Channel 9, chasing a similar hit, is launching a lowbrow, shameless rip-off of Channel 7’s show when it premieres Everybody’s Favourite Bogan WAGS Watch Cricket. Set in Adelaide, the show follows a group of B-list celebrities such as Kyly Boldy, Rianna Ponting and Lee Furlong as they watch Australia’s cricket team take on India in the fourth Test match.

The reality TV stars of tomorrow, unfortunately

The show has already attracted a wide range of sponsors, with energy drink company Mother, chocolate milk brand Dare, VB, Holden and controversial bogan-focused clothing company Ed Hardy rushing to associate their products with the trashy programme.

By Nick Gordon

Psychologist Warns: T20 Cricket Breeds Criminal Deviancy

A leading psychologist has warned that the new T20 phenomena sweeping world cricket is attracting the criminally inclined to the sport – and effectively dumbing down a generation of already slow-minded children, in turn making them more inclined to criminal behaviour.

Following last week’s brace of ugly incidents during – and in  the aftermath of – a KFC Big Bash game at the SCG, where one man was stabbed and one fan beaten to a pulp by in a wonderful advertisement for the NSW police department, leading Australian psychologist Ronald Norton has issued a “what did you expect?” at both Cricket Australia and the Australian Government for backing the format.

Lee, helping dumb down Australian youths

“The effective hit and giggle nature of T20 has our current crop of children craving instant gratification; it is further damaging already fragile attention spans reeling from hours of computer gaming and online pornography,” Norton barked.

A recent study by the UNSW Psych department found that Test Cricket formed thoughtful, analytical, composed and enduring minds, while T20 created violent, edgy, and selfish minds with an unhealthy disrespect for fast bowlers – much like that of Kevin Pietersen or an ice addict.

“It then stands to reason that the game also attracts people already of this mindset and therefore safe to say that the stands at the upcoming T20 matches between Australia and India will be filled with meth-heads, drug dealers, gangsters and Kevin Pietersen,” Norton explained.

The mental stability of an ice addict

Attend at your own peril.

Famed shrink and renowned sociopath Dr. Phil has even waded into the debate after visiting Australia in anticipation for his “Dr. Phil Down Under” series, which will hopefully never be aired.
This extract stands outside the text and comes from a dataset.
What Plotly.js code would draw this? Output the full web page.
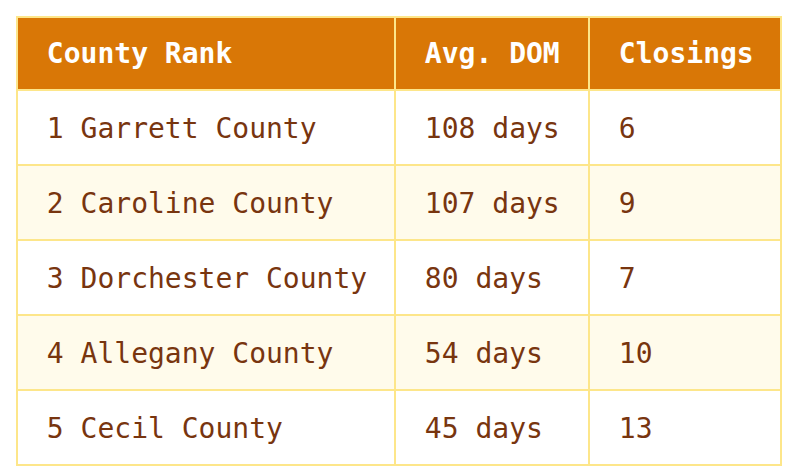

“Australians are already criminally inclined; it’s in both their blood and heritage,” he said.

“I can’t understand why [Cricket Australia] would be pandering to these instincts. It’s like wounding yourself and laying in front of a circus lion – the animal may be tamed, but it’s still gonna rip your motherfucking arms off.”

Dr Phil sent a stern warning to Cricket Australia

Cricket Australia declined to comment when approached on the findings, instead doing everything in their power to divert attention from the enormous Mitchell Johnson voodoo doll hanging at the back John Inverarity’s office.

“Mitchell Johnson is an invaluable part of the Australian team and will definitely play Test cricket again,” Inverarity smirked.

Security has been heightened at the upcoming KFC Big Bash final between the Perth Scorchers and Sydney Sixers, but WACA officials have informed that this is merely to keep the Indian media out of the ground lest any more footage of their notorious pitch-parties goes to air.

Getting boozed at the WACA

“If they’d been there half an hour later when Johnny was taking a Noa Nadruku ‘long-drop’ off the top of the roller, we would have really been in trouble,” shouted WACA Curator Cameron Sutherland over his ride-on mower.

“Luckily most of the roaches fell into that enormous crack put in for Tendulkar, so they never found them, and we cleaned up the bulk of [assistant curator] Johnny’s shit at least,” he said, before motoring off.